Device Unicity: How to Handle Devices within DPS and Manufacturing?
In large-scale IoT deployments, ensuring device unicity—the guarantee that each device has a unique and verifiable identity—is essential for secure communication, traceability, and lifecycle management. When provisioning devices at manufacturing time, this principle becomes even more critical. Azure IoT Hub Device Provisioning Service (DPS) is designed to automate and secure the onboarding of millions of devices, ensuring each one is uniquely identified and provisioned to the correct IoT Hub instance.

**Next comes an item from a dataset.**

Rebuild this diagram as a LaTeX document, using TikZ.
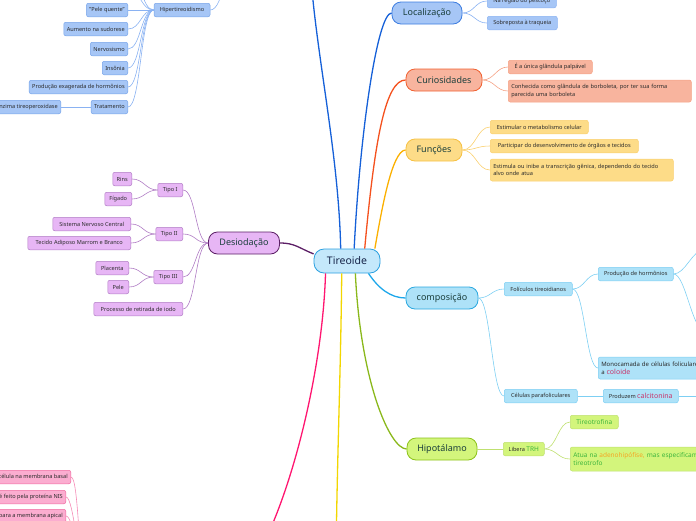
\documentclass[tikz,border=0pt]{standalone}
\usepackage{fontspec}
\setmainfont{Noto Sans}
\usetikzlibrary{positioning}
\definecolor{Ink}{HTML}{1B3F3C}
\definecolor{Navy}{HTML}{18264A}
\definecolor{Leaf}{HTML}{2B2B2B}
\definecolor{RootFill}{HTML}{C4E8FB}
\definecolor{RootLine}{HTML}{2AA0E0}
\definecolor{LocFill}{HTML}{A6C6F6}
\definecolor{LocLine}{HTML}{3D7DE0}
\definecolor{LocSoft}{HTML}{8AB2F2}
\definecolor{LocMain}{HTML}{1560D8}
\definecolor{CurFill}{HTML}{F8B49E}
\definecolor{CurLine}{HTML}{F06030}
\definecolor{CurSoft}{HTML}{F5A285}
\definecolor{CurMain}{HTML}{F4511E}
\definecolor{FunFill}{HTML}{FDDC88}
\definecolor{FunLine}{HTML}{F6C042}
\definecolor{FunSoft}{HTML}{FAD06E}
\definecolor{FunMain}{HTML}{FBB000}
\definecolor{CompFill}{HTML}{AEE2F8}
\definecolor{CompLine}{HTML}{2AA8E0}
\definecolor{CompSoft}{HTML}{7DCFF3}
\definecolor{CompMain}{HTML}{1EA7EA}
\definecolor{HipoFill}{HTML}{D3F57C}
\definecolor{HipoLine}{HTML}{8CC21A}
\definecolor{HipoSoft}{HTML}{BFE070}
\definecolor{HipoMain}{HTML}{8AB81B}
\definecolor{DesFill}{HTML}{E7B6F5}
\definecolor{DesLine}{HTML}{5C1F66}
\definecolor{DesSoft}{HTML}{B07CC4}
\definecolor{PinkFill}{HTML}{FBADD0}
\definecolor{PinkLine}{HTML}{F06AA0}
\definecolor{PinkSoft}{HTML}{F58AB5}
\definecolor{PinkMain}{HTML}{FF1670}
\definecolor{YellowMain}{HTML}{F2D600}
\definecolor{Crim}{HTML}{C8336A}
\definecolor{Grass}{HTML}{3DB53D}
\definecolor{Orng}{HTML}{F5A623}
\tikzset{root/.style ={
        fill=RootFill,
        draw=RootLine,
        line width=0.8pt,
        rounded corners=10pt,
        minimum width=66pt,
        minimum height=24pt,
        text=Navy,
        font=\fontsize{10.5}{12}\selectfont\bfseries,
    },
    topic/.style={
        line width=0.8pt,
        rounded corners=9pt,
        minimum height=22pt,
        text=Ink,
        font=\fontsize{9}{11}\selectfont,
    },
    leaf/.style={
        line width=0.5pt,
        rounded corners=2pt,
        minimum height=13.5pt,
        inner xsep=3pt,
        inner ysep=1.5pt,
        text=Leaf,
        font=\fontsize{5.6}{7.5}\selectfont,
    },
    wide/.style={
        align=left,
        minimum height=22pt,
    },
    locN/.style={fill=LocFill, draw=LocLine},
    locL/.style={fill=LocFill, draw=LocSoft},
    curN/.style={fill=CurFill, draw=CurLine},
    curL/.style={fill=CurFill, draw=CurSoft},
    funN/.style={fill=FunFill, draw=FunLine},
    funL/.style={fill=FunFill, draw=FunSoft},
    compN/.style={fill=CompFill, draw=CompLine},
    compL/.style={fill=CompFill, draw=CompSoft},
    hipoN/.style={fill=HipoFill, draw=HipoLine},
    hipoL/.style={fill=HipoFill, draw=HipoSoft},
    desN/.style={fill=DesFill, draw=DesLine},
    desL/.style={fill=DesFill, draw=DesSoft},
    pinkL/.style={fill=PinkFill, draw=PinkLine},
    trunk/.style ={
        draw,
        line width=1.3pt,
    },
    twig/.style ={
        draw,
        line width=0.6pt,
    },
    lk/.style={to path={.. controls +(-#1,0) and +(#1,0) .. (\tikztotarget)}},
    lk/.default=12,
    rk/.style={to path={.. controls +(#1,0) and +(-#1,0) .. (\tikztotarget)}},
    rk/.default=12}

\begin{document}
\begin{tikzpicture}[x=1pt,y=-1pt]
	\useasboundingbox (0,0) rectangle (696,520);
	\clip (0,0) rectangle (696,520);

	% centre and main topics
	\node[root] (tir) at (347,261) {Tireoide};
	\node[topic, locN, minimum width=70pt] (loc) at (427,13) {Localização};
	\node[topic, curN, minimum width=76pt] (cur) at (444,80) {Curiosidades};
	\node[topic, funN, minimum width=56pt] (fun) at (434,150) {Funções};
	\node[topic, compN, minimum width=72pt] (comp) at (442,298) {composição};
	\node[topic, hipoN, minimum width=70pt] (hipo) at (442,449) {Hipotálamo};
	\node[topic, desN, minimum width=71pt] (des) at (244,243) {Desiodação};

	% branches leaving the picture
	\coordinate (dnc) at (310,-40);
	\coordinate (ylw) at (336,560);
	\coordinate (pnk) at (255,560);

	\path[trunk, draw=LocMain] (tir.117) .. controls +(-2,-100) and +(3,80) .. (dnc);
	\path[trunk, draw=LocMain] (tir.60) .. controls +(6,-119) and +(-14,0) .. (loc.west);
	\path[trunk, draw=CurMain] (tir.35) .. controls +(10,-110) and +(-20,0) .. (cur.west);
	\path[trunk, draw=FunMain] (tir.24) .. controls +(6,-34) and +(-14,0) .. (fun.west);
	\path[trunk, draw=CompMain] (tir.330) .. controls +(10,15) and +(-15,0) .. (comp.west);
	\path[trunk, draw=HipoMain] (tir.304) .. controls +(5,107) and +(-17,0) .. (hipo.west);
	\path[trunk, draw=YellowMain] (tir.247) .. controls +(-1,100) and +(1,-100) .. (ylw);
	\path[trunk, draw=PinkMain] (tir.210) .. controls +(-3,100) and +(35,-60) .. (pnk);
	\path[trunk, draw=DesLine] (tir.168) .. controls +(-15,-6) and +(15,0) .. (des.east);

	% Localizacao
	\node[leaf, locL, anchor=west, minimum width=69pt] (pesc) at (487,1) {Na região do pescoço};
	\node[leaf, locL, anchor=west, minimum width=70pt] (traq) at (487,23) {Sobreposta à traqueia};
	\path[twig, draw=LocSoft] (loc.east) to[rk] (pesc.west);
	\path[twig, draw=LocSoft] (loc.east) to[rk] (traq.west);

	% Curiosidades
	\node[leaf, curL, anchor=west, minimum width=84pt] (palp) at (508,67) {É a única glândula palpável};
	\node[leaf, curL, wide, anchor=west, text width=177pt] (borb) at (508,91)
		{Conhecida como glândula de borboleta, por ter sua forma\\parecida uma borboleta};
	\path[twig, draw=CurSoft] (cur.east) to[rk] (palp.west);
	\path[twig, draw=CurSoft] (cur.east) to[rk] (borb.west);

	% Funcoes
	\node[leaf, funL, anchor=west, minimum width=98pt] (meta) at (490,127) {Estimular o metabolismo celular};
	\node[leaf, funL, anchor=west, minimum width=148pt] (dese) at (490,146) {Participar do desenvolvimento de órgãos e tecidos};
	\node[leaf, funL, wide, anchor=west, text width=177pt] (tran) at (490,170)
		{Estimula ou inibe a transcrição gênica, dependendo do tecido\\alvo onde atua};
	\path[twig, draw=FunSoft] (fun.east) to[rk=13] (meta.west);
	\path[twig, draw=FunSoft] (fun.east) to[rk=13] (dese.west);
	\path[twig, draw=FunSoft] (fun.east) to[rk=13] (tran.west);

	% composicao
	\node[leaf, compL, anchor=west, minimum width=68pt] (foli) at (504,289) {Folículos tireoidianos};
	\node[leaf, compL, anchor=west, minimum width=75pt] (horm) at (598,274) {Produção de hormônios};
	\node[leaf, compL, wide, anchor=west, text width=124pt, font=\fontsize{6}{8}\selectfont] (mono) at (598,368)
		{Monocamada de células foliculares que\\a {\fontsize{7}{8}\selectfont\textcolor{Crim}{coloide}}};
	\node[leaf, compL, anchor=west, minimum width=73pt] (para) at (504,396) {Células parafoliculares};
	\node[leaf, compL, anchor=west, minimum width=75pt] (calc) at (603,396)
		{Produzem {\fontsize{7}{8}\selectfont\textcolor{Crim}{calcitonina}}};
	\coordinate (ph1) at (704,250);
	\coordinate (ph2) at (704,330);
	\coordinate (ca2) at (704,396);
	\path[twig, draw=CompSoft] (comp.east) to[rk] (foli.west);
	\path[twig, draw=CompSoft] (comp.east) to[rk] (para.west);
	\path[twig, draw=CompSoft] (foli.east) to[rk] (horm.west);
	\path[twig, draw=CompSoft] (foli.east) to[rk] (mono.west);
	\path[twig, draw=CompSoft] (para.east) -- (calc.west);
	\path[twig, draw=CompSoft] (horm.east) to[rk] (ph1);
	\path[twig, draw=CompSoft] (horm.east) to[rk] (ph2);
	\path[twig, draw=CompSoft] (calc.east) -- (ca2);

	% Hipotalamo
	\node[leaf, hipoL, anchor=west, minimum width=41pt] (trh) at (503,449)
		{Libera {\fontsize{6.5}{8}\selectfont\textcolor{Grass}{TRH}}};
	\node[leaf, hipoL, anchor=west, minimum width=48pt, text=Grass, font=\fontsize{6.5}{8}\selectfont] (tsh) at (570,422) {Tireotrofina};
	\node[leaf, hipoL, wide, anchor=west, text width=200pt, minimum height=24pt, text=Grass, font=\fontsize{6.5}{8.5}\selectfont] (adeno) at (570,459)
		{Atua na \textcolor{Orng}{adenohipófise,} mas especificamente\\tireotrofo};
	\path[twig, draw=HipoSoft] (hipo.east) -- (trh.west);
	\path[twig, draw=HipoSoft] (trh.east) to[rk] (tsh.west);
	\path[twig, draw=HipoSoft] (trh.east) to[rk] (adeno.west);

	% Desiodacao
	\node[leaf, desL, anchor=east, minimum width=25pt] (t1) at (183,190) {Tipo I};
	\node[leaf, desL, anchor=east, minimum width=27pt] (t2) at (183,234) {Tipo II};
	\node[leaf, desL, anchor=east, minimum width=29pt] (t3) at (183,277) {Tipo III};
	\node[leaf, desL, anchor=east, minimum width=89pt] (iodo) at (183,309) {Processo de retirada de iodo};
	\node[leaf, desL, anchor=east, minimum width=19pt] (rins) at (132,179) {Rins};
	\node[leaf, desL, anchor=east, minimum width=27pt] (figa) at (132,199) {Fígado};
	\node[leaf, desL, anchor=east, minimum width=78pt] (snc) at (131,224) {Sistema Nervoso Central};
	\node[leaf, desL, anchor=east, minimum width=103pt] (adip) at (131,243) {Tecido Adiposo Marrom e Branco};
	\node[leaf, desL, anchor=east, minimum width=33pt] (plac) at (129,268) {Placenta};
	\node[leaf, desL, anchor=east, minimum width=21pt] (pele) at (129,287) {Pele};
	\foreach \kid in {t1,t2,t3,iodo}
		\path[twig, draw=DesSoft] (des.west) to[lk=13] (\kid.east);
	\path[twig, draw=DesSoft] (t1.west) to[lk] (rins.east);
	\path[twig, draw=DesSoft] (t1.west) to[lk] (figa.east);
	\path[twig, draw=DesSoft] (t2.west) to[lk] (snc.east);
	\path[twig, draw=DesSoft] (t2.west) to[lk] (adip.east);
	\path[twig, draw=DesSoft] (t3.west) to[lk] (plac.east);
	\path[twig, draw=DesSoft] (t3.west) to[lk] (pele.east);

	% Hipertireoidismo
	\node[leaf, locL, draw=LocLine!70, minimum width=56pt] (hiper) at (182,10) {Hipertireoidismo};
	\node[leaf, locL, draw=LocLine!70, anchor=east] (quen) at (128,10) {"Pele quente"};
	\node[leaf, locL, draw=LocLine!70, anchor=east] (sudo) at (128,29) {Aumento na sudorese};
	\node[leaf, locL, draw=LocLine!70, anchor=east] (nerv) at (128,49) {Nervosismo};
	\node[leaf, locL, draw=LocLine!70, anchor=east] (inso) at (128,68) {Insônia};
	\node[leaf, locL, draw=LocLine!70, anchor=east] (exag) at (128,87) {Produção exagerada de hormônios};
	\node[leaf, locL, draw=LocLine!70, anchor=east] (trat) at (128,107) {Tratamento};
	\node[leaf, locL, draw=LocLine!70, anchor=east] (tpo) at (61,107) {Inibição da enzima tireoperoxidase};
	\coordinate (hpar) at (240,-45);
	\coordinate (hup1) at (128,-10);
	\coordinate (hup2) at (128,-29);
	\path[twig, draw=LocSoft] (hiper.east) to[rk=14] (hpar);
	\foreach \kid in {quen,sudo,nerv,inso,exag,trat}
		\path[twig, draw=LocSoft] (hiper.west) to[lk=13] (\kid.east);
	\path[twig, draw=LocSoft] (hiper.west) to[lk=13] (hup1);
	\path[twig, draw=LocSoft] (hiper.west) to[lk=13] (hup2);
	\path[twig, draw=LocSoft] (trat.west) -- (tpo.east);

	% pink group below
	\node[leaf, pinkL, anchor=east] (basal) at (71,477) {Captação de iodo pela célula na membrana basal};
	\node[leaf, pinkL, anchor=east] (nis) at (66,497) {Transporte é feito pela proteína NIS};
	\node[leaf, pinkL, anchor=east] (apic) at (66,516) {Iodo passa para a membrana apical};
	\coordinate (ppar) at (86,570);
	\foreach \kid in {basal,nis,apic}
		\path[twig, draw=PinkSoft] (ppar) to[lk=8] (\kid.east);
\end{tikzpicture}
\end{document}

This article explains how to handle device unicity using DPS, what risks arise if it's not enforced, and how to implement secure provisioning during manufacturing.
Understanding Device Unicity in DPS
What Is Azure DPS?
Azure Device Provisioning Service (DPS) is a helper service for Azure IoT Hub that enables zero-touch, just-in-time provisioning of devices to the appropriate IoT Hub without requiring manual configuration[1].
DPS supports multiple attestation mechanisms:
- X.509 certificates
- Trusted Platform Module (TPM)
- Symmetric keys
Each device is uniquely identified using one of these mechanisms, ensuring device unicity from the moment it connects.
What Happens If Device Unicity Is Not Enforced?
- Security Breaches : If multiple devices share the same identity, a compromised device could impersonate others, making it impossible to isolate threats.
- Data Attribution Errors : Telemetry from different devices may be misattributed, leading to incorrect analytics and operational decisions.
- Provisioning Failures : Without unique identities, DPS cannot correctly assign devices to IoT Hubs, leading to provisioning errors or conflicts.
- Compliance and Auditing Issues : Security standards require traceability and accountability, which are only possible with unique device identities.
How to Handle Device Unicity with DPS
Step 1: Choose an Attestation Mechanism
- X.509 Certificates: Ideal for high-security environments. Each device has a unique certificate signed by a trusted CA.
- TPM: Hardware-based identity, often embedded during manufacturing.
- Symmetric Keys: Easier to implement but less secure; suitable for constrained environments.
Step 2: Register Devices in DPS
Each device must be registered with a unique identity:
- For X.509, register the certificate thumbprint or use a verified CA.
- For TPM, register the endorsement key.
- For symmetric keys, register a unique key per device.
Step 3: Link DPS to IoT Hub
DPS must be linked to one or more IoT Hubs. Devices are assigned based on allocation policies (e.g., lowest latency, geo-location, or custom logic).
How to Provision Devices During Manufacturing
1. Embed Identity at Factory
- Embed a TPM chip or X.509 certificate during manufacturing.
- Ensure each identity is unique and securely stored.
2. Automate Enrollment
- Use bulk enrollment in DPS to register devices before shipment.
- For X.509, use a verified CA to streamline enrollment.
3. Enable Zero-Touch Provisioning
- Devices connect to DPS on first boot.
- DPS authenticates the device and assigns it to the correct IoT Hub.
- The device receives its IoT Hub connection string and begins operation.
Conclusion
Device unicity is a foundational requirement for secure and scalable IoT deployments. Azure DPS provides a robust framework to enforce this principle, especially during manufacturing, where embedding unique identities ensures secure, zero-touch provisioning.
By leveraging DPS with X.509 or TPM-based attestation, manufacturers and solution integrators can streamline onboarding, reduce operational costs, and enhance security from day one.